Идеология Просвещения с ее культом плоского разума не смогла подчинить себе европейскую государственную практику, хотя и существенно ее окрасила. Петровская же система, система-неофит, попыталась с полной решимостью следовать безумной идее рационального строительства жизни, подавляя сопротивление силой и ожесточаясь от этой необходимости.
Недоверие к человеку как фундаментальный принцип лежало в основе петровского миростроения — то, что Пушкин называл петровским презрением к человечеству. Для Петра и Татищева этот принцип был стратегическим. Для Голицына — тактическим.
К 1730 году сорокачетырехлетний Татищев был уже, разумеется, личностью абсолютно сложившейся. Довольно обычная для той эпохи судьба, хотя и несколько утрированная, сформировала характер, проявлявшийся резко и определенно. Будучи изначально человеком суровым, он в крайности бывал безжалостным. Следуя закону и принципу, он мог отправить на костер вероотступника-инородца, принявшего христианство, а затем от Христа отрекшегося. Но жестокость он считал таким же орудием воздействия на мир, как, скажем, знание механики или воинское искусство. Жестокость следовало употреблять в случае надобности, а не потворствуя своим страстям. Составляя на Урале Горный устав, он писал в нем: "С немалым сожалением принуждены мы слышать и из дел видеть, что некоторые судьи, забыв страх божий и вечную душе своей погибель и презрев законы, многократно по злобе или кому дружа, а наипаче проклятым лихоимством прельстяся или кто глупым и нерассудным свирепством преисполнися, людей ненадлежаще на пытки осуждают и без всякой надлежащей причины неумеренно по нескольку раз пытают…; некоторые же, зверски в том поступая, до смерти пытают и на смерть или к лишению чести, без всякого к тому надлежащего доказательства, осуждают…"

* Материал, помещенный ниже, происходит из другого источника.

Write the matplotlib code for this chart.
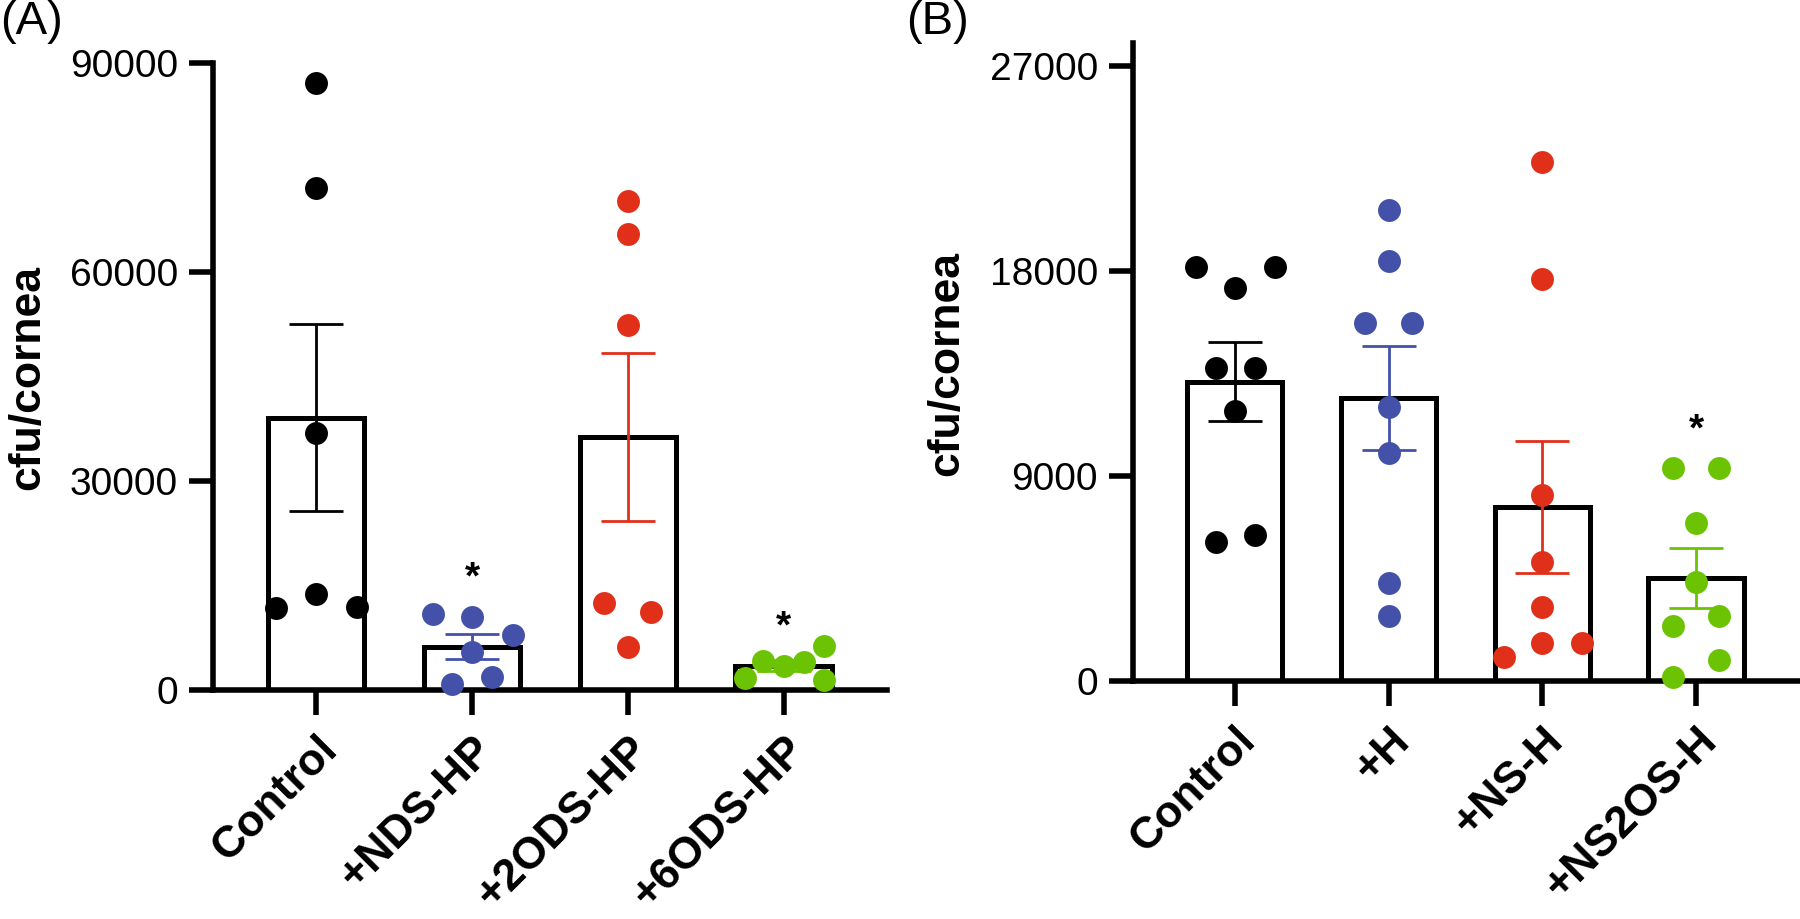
import numpy as np
import matplotlib
matplotlib.use("Agg")
import matplotlib.pyplot as plt
import matplotlib.transforms as mtransforms

plt.rcParams['font.family'] = ['Liberation Sans', 'DejaVu Sans']

BLACK = '#000000'
BLUE = '#4352a8'
RED = '#e0301a'
GREEN = '#6cc304'

# ---- panel A data ----
a_groups = ['Control', '+NDS-HP', '+2ODS-HP', '+6ODS-HP']
a_colors = [BLACK, BLUE, RED, GREEN]
a_control = [87100, 72000, 36900, 13800, 11770, 11900]
a_control_dx = [0, 0, 0, 0, -0.26, 0.26]
a_nds = [10900, 10430, 7900, 5410, 860, 1910]
a_nds_dx = [-0.25, 0, 0.26, 0, -0.13, 0.13]
a_2ods = [70140, 65470, 52340, 12530, 11240, 6220]
a_2ods_dx = [0, 0, 0, -0.15, 0.15, 0]
a_6ods = [1680, 4210, 3490, 3970, 6360, 1440]
a_6ods_dx = [-0.25, -0.13, 0, 0.13, 0.26, 0.26]
a_means = [39100, 6200, 36300, 3500]
a_sems = [13400, 1780, 12030, 760]
a_stars = {1: 17700, 3: 10770}

# ---- panel B data ----
b_groups = ['Control', '+H', '+NS-H', '+NS2OS-H']
b_colors = [BLACK, BLUE, RED, GREEN]
b_control = [18190, 18190, 17240, 13730, 13730, 11870, 6120, 6410]
b_control_dx = [-0.25, 0.26, 0, -0.12, 0.13, 0, -0.12, 0.13]
b_h = [20680, 18440, 15720, 15720, 12040, 10020, 4290, 2850]
b_h_dx = [0, 0, -0.15, 0.15, 0, 0, 0, 0]
b_nsh = [22800, 17640, 8170, 5240, 3250, 1070, 1655, 1655]
b_nsh_dx = [0, 0, 0, 0, 0, -0.25, 0, 0.26]
b_ns2os = [9370, 9370, 6920, 4360, 2415, 2854, 922, 162]
b_ns2os_dx = [-0.15, 0.15, 0, 0, -0.15, 0.15, 0.15, -0.15]
b_means = [13150, 12420, 7650, 4520]
b_sems = [1740, 2270, 2890, 1300]
b_stars = {3: 11535}

fig = plt.figure(figsize=(18, 9.19), dpi=100)
W, H = 1800, 919


def px_axes(l, r, t, b):
    return fig.add_axes([l / W, 1 - b / H, (r - l) / W, (b - t) / H])


def draw_panel(ax, groups, colors, pts, dxs, means, sems, stars, ymax, yticks):
    x = np.arange(len(groups))
    ax.bar(x, means, width=0.62, color='white', edgecolor=BLACK, linewidth=3.6, zorder=2)
    for i in range(len(groups)):
        ax.errorbar(x[i], means[i], yerr=sems[i], fmt='none', ecolor=colors[i],
                    elinewidth=2, capsize=19.5, capthick=2, zorder=3)
        ax.plot(x[i] + np.array(dxs[i]), pts[i], 'o', color=colors[i],
                markersize=16.5, markeredgewidth=0, zorder=4, clip_on=False)
    for i, yv in stars.items():
        ax.annotate('*', (x[i], yv), xytext=(0, -16), textcoords='offset points',
                    ha='center', va='baseline', fontsize=28, fontweight='bold')
    ax.set_xlim(-0.66, 3.665)
    ax.set_ylim(0, ymax)
    ax.set_yticks(yticks)
    ax.set_yticklabels([str(v) for v in yticks])
    ax.set_xticks(x)
    ax.set_xticklabels(groups, rotation=45, ha='right', va='top',
                       rotation_mode='anchor', fontsize=32, fontweight='bold')
    shift = mtransforms.ScaledTranslation(-0.2, 0, fig.dpi_scale_trans)
    for lab in ax.get_xticklabels():
        lab.set_transform(lab.get_transform() + shift)
    for s in ['top', 'right']:
        ax.spines[s].set_visible(False)
    for s in ['left', 'bottom']:
        ax.spines[s].set_linewidth(4)
        ax.spines[s].set_capstyle('projecting')
    ax.tick_params(axis='y', length=17.5, width=4, labelsize=28, pad=8)
    ax.tick_params(axis='x', length=18, width=4, pad=10)


axA = px_axes(213.3, 887.3, 63, 690)
draw_panel(axA, a_groups, a_colors, [a_control, a_nds, a_2ods, a_6ods],
           [a_control_dx, a_nds_dx, a_2ods_dx, a_6ods_dx], a_means, a_sems,
           a_stars, 90000, [0, 30000, 60000, 90000])

axB = px_axes(1133.3, 1798.3, 43.3, 681)
draw_panel(axB, b_groups, b_colors, [b_control, b_h, b_nsh, b_ns2os],
           [b_control_dx, b_h_dx, b_nsh_dx, b_ns2os_dx], b_means, b_sems,
           b_stars, 28000, [0, 9000, 18000, 27000])

fig.text(27.5 / W, 1 - 378 / H, 'cfu/cornea', rotation=90, ha='center', va='center',
         fontsize=32, fontweight='bold')
fig.text(947 / W, 1 - 363.5 / H, 'cfu/cornea', rotation=90, ha='center', va='center',
         fontsize=32, fontweight='bold')
fig.text(0.0, 1.0, '(A)', ha='left', va='top', fontsize=34)
fig.text(906 / W, 1.0, '(B)', ha='left', va='top', fontsize=34)

fig.savefig('out.png', dpi=100)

Он вовсе не был противником пытки как важного элемента судопроизводства и сам прибегал к ней, но применять пытку следовало, по его мнению, целесообразно и по закону.
В 1714 году он мог по собственному почину, воспользовавшись своим авторитетом царского эмиссара, спасти от костра обвиненную в колдовстве бабу, сжечь которую собирался не кто-нибудь, а фельдмаршал Борис Петрович Шереметев. И он же через четырнадцать лет обвинил в колдовстве собственную жену, аргументируя перед Синодом свое желание с нею развестись.
И все это — на фоне колоссальной образованности…
Еще в 1720 году, отправляясь на Урал, Василий Никитич взял с собою копию Несторовой летописи, а уже на Урале отыскал еще один вариант той же летописи, которая, как писал Татищев, "великую разность с бывшим у меня списком показывала".
Он стал фанатичным собирателем не только книг по истории, но и, прежде всего, рукописных русских источников. Он сам, проштудировав сочинения европейских ученых, разработал методику работы с документами — принципы критики источников и их систематизации.
Попав по возвращении из Швеции в мертвую паузу, наблюдая деградацию государственной жизни при Петре II, он трудился над главным замыслом своей жизни — историей государства Российского. Но его аналитическому уму чуждо было собирание и изложение фактов как таковых. Он не только искал оправданной системы в движении российской жизни на протяжении столетий и тех же свойств в жизни мира на протяжении тысячелетий, не только выстраивал гигантскую схему всемирной истории, но и обдумывал целесообразную модель будущего устройства своего государства, устройства, которое бы обеспечило государственной машине надежность машины механической, а человеку в государстве безопасность и справедливость.